— Start of Supplied information —

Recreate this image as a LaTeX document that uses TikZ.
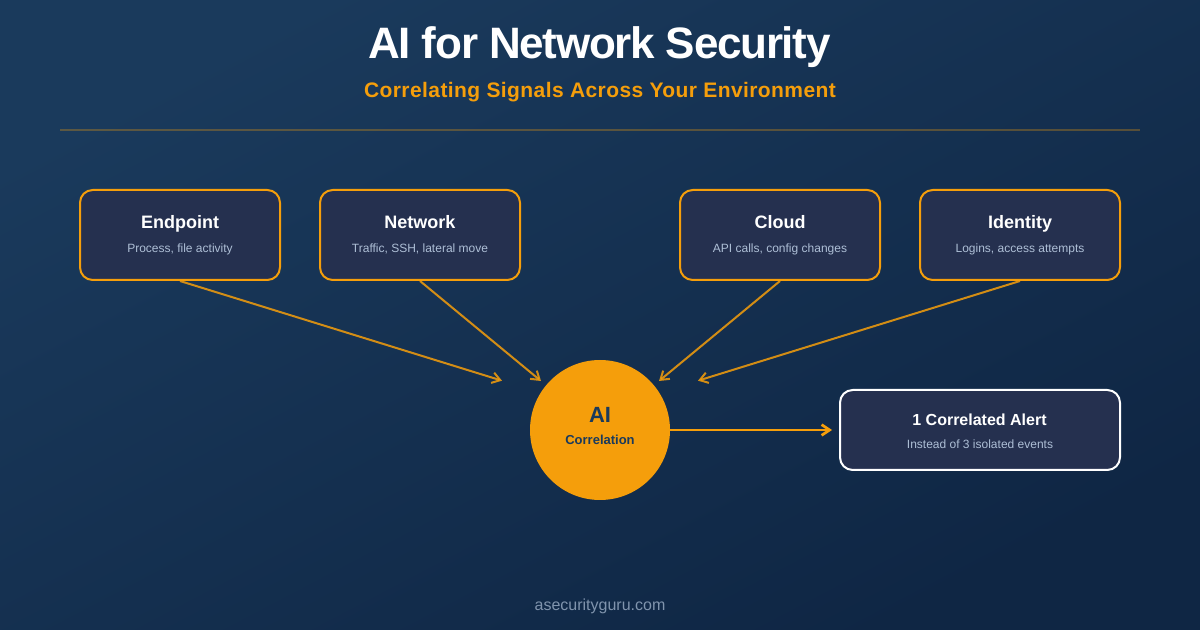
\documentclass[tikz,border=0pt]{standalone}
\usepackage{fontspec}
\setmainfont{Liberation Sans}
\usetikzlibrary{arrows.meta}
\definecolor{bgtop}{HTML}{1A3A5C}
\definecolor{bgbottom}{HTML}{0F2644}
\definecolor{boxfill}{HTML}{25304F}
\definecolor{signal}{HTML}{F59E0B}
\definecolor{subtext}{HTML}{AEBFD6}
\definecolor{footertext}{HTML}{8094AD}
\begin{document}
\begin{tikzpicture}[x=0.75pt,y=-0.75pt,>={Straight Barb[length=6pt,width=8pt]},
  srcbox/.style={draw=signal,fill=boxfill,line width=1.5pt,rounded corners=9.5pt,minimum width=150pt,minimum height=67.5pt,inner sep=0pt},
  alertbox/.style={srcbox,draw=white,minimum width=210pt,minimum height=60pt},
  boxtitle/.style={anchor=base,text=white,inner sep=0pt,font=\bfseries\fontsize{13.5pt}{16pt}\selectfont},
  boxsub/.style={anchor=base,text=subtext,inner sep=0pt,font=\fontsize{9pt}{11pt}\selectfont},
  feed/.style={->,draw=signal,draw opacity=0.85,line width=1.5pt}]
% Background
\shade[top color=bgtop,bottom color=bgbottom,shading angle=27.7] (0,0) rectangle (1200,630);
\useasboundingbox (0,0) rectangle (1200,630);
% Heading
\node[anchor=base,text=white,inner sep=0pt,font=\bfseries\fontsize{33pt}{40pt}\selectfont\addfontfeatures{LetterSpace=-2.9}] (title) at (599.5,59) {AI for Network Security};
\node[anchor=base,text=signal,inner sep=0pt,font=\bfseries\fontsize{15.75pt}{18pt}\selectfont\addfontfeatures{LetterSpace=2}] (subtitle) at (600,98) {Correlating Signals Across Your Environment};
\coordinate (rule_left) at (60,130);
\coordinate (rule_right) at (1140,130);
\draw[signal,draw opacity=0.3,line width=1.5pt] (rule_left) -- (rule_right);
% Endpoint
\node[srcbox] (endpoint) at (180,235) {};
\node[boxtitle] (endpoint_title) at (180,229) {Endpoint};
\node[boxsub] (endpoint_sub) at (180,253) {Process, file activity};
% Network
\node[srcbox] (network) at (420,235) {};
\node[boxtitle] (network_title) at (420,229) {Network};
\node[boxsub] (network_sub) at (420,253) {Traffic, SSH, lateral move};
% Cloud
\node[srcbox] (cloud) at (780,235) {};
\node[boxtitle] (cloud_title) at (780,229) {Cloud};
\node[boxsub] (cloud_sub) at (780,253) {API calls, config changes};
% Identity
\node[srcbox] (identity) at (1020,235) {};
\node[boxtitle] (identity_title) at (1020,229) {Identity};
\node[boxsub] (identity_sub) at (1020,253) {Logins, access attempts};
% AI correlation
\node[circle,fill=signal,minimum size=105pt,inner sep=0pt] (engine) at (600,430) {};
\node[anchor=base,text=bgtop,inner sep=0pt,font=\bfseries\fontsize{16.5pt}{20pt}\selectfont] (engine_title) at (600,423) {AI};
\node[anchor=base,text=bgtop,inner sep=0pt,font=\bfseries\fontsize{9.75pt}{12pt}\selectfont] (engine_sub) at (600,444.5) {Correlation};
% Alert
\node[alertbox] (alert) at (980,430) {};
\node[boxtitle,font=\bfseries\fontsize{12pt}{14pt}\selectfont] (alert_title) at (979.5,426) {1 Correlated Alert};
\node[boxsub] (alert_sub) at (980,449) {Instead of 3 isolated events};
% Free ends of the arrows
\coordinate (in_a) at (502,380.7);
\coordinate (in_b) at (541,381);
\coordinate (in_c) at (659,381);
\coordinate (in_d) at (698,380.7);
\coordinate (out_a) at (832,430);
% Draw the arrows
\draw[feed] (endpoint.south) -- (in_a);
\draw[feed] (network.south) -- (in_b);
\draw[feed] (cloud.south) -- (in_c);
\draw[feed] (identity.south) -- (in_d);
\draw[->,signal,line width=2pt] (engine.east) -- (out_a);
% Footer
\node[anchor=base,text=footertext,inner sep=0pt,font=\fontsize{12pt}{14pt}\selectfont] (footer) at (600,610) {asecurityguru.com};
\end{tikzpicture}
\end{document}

— End of Supplied information —

* _Your task_
Copy every line of the data exactly as written, excluding the pictures.

* _Task response_
Recreate this image as a LaTeX document that uses TikZ.
\documentclass[tikz,border=0pt]{standalone}
\usepackage{fontspec}
\setmainfont{Liberation Sans}
\usetikzlibrary{arrows.meta}
\definecolor{bgtop}{HTML}{1A3A5C}
\definecolor{bgbottom}{HTML}{0F2644}
\definecolor{boxfill}{HTML}{25304F}
\definecolor{signal}{HTML}{F59E0B}
\definecolor{subtext}{HTML}{AEBFD6}
\definecolor{footertext}{HTML}{8094AD}
\begin{document}
\begin{tikzpicture}[x=0.75pt,y=-0.75pt,>={Straight Barb[length=6pt,width=8pt]},
  srcbox/.style={draw=signal,fill=boxfill,line width=1.5pt,rounded corners=9.5pt,minimum width=150pt,minimum height=67.5pt,inner sep=0pt},
  alertbox/.style={srcbox,draw=white,minimum width=210pt,minimum height=60pt},
  boxtitle/.style={anchor=base,text=white,inner sep=0pt,font=\bfseries\fontsize{13.5pt}{16pt}\selectfont},
  boxsub/.style={anchor=base,text=subtext,inner sep=0pt,font=\fontsize{9pt}{11pt}\selectfont},
  feed/.style={->,draw=signal,draw opacity=0.85,line width=1.5pt}]
% Background
\shade[top color=bgtop,bottom color=bgbottom,shading angle=27.7] (0,0) rectangle (1200,630);
\useasboundingbox (0,0) rectangle (1200,630);
% Heading
\node[anchor=base,text=white,inner sep=0pt,font=\bfseries\fontsize{33pt}{40pt}\selectfont\addfontfeatures{LetterSpace=-2.9}] (title) at (599.5,59) {AI for Network Security};
\node[anchor=base,text=signal,inner sep=0pt,font=\bfseries\fontsize{15.75pt}{18pt}\selectfont\addfontfeatures{LetterSpace=2}] (subtitle) at (600,98) {Correlating Signals Across Your Environment};
\coordinate (rule_left) at (60,130);
\coordinate (rule_right) at (1140,130);
\draw[signal,draw opacity=0.3,line width=1.5pt] (rule_left) -- (rule_right);
% Endpoint
\node[srcbox] (endpoint) at (180,235) {};
\node[boxtitle] (endpoint_title) at (180,229) {Endpoint};
\node[boxsub] (endpoint_sub) at (180,253) {Process, file activity};
% Network
\node[srcbox] (network) at (420,235) {};
\node[boxtitle] (network_title) at (420,229) {Network};
\node[boxsub] (network_sub) at (420,253) {Traffic, SSH, lateral move};
% Cloud
\node[srcbox] (cloud) at (780,235) {};
\node[boxtitle] (cloud_title) at (780,229) {Cloud};
\node[boxsub] (cloud_sub) at (780,253) {API calls, config changes};
% Identity
\node[srcbox] (identity) at (1020,235) {};
\node[boxtitle] (identity_title) at (1020,229) {Identity};
\node[boxsub] (identity_sub) at (1020,253) {Logins, access attempts};
% AI correlation
\node[circle,fill=signal,minimum size=105pt,inner sep=0pt] (engine) at (600,430) {};
\node[anchor=base,text=bgtop,inner sep=0pt,font=\bfseries\fontsize{16.5pt}{20pt}\selectfont] (engine_title) at (600,423) {AI};
\node[anchor=base,text=bgtop,inner sep=0pt,font=\bfseries\fontsize{9.75pt}{12pt}\selectfont] (engine_sub) at (600,444.5) {Correlation};
% Alert
\node[alertbox] (alert) at (980,430) {};
\node[boxtitle,font=\bfseries\fontsize{12pt}{14pt}\selectfont] (alert_title) at (979.5,426) {1 Correlated Alert};
\node[boxsub] (alert_sub) at (980,449) {Instead of 3 isolated events};
% Free ends of the arrows
\coordinate (in_a) at (502,380.7);
\coordinate (in_b) at (541,381);
\coordinate (in_c) at (659,381);
\coordinate (in_d) at (698,380.7);
\coordinate (out_a) at (832,430);
% Draw the arrows
\draw[feed] (endpoint.south) -- (in_a);
\draw[feed] (network.south) -- (in_b);
\draw[feed] (cloud.south) -- (in_c);
\draw[feed] (identity.south) -- (in_d);
\draw[->,signal,line width=2pt] (engine.east) -- (out_a);
% Footer
\node[anchor=base,text=footertext,inner sep=0pt,font=\fontsize{12pt}{14pt}\selectfont] (footer) at (600,610) {asecurityguru.com};
\end{tikzpicture}
\end{document}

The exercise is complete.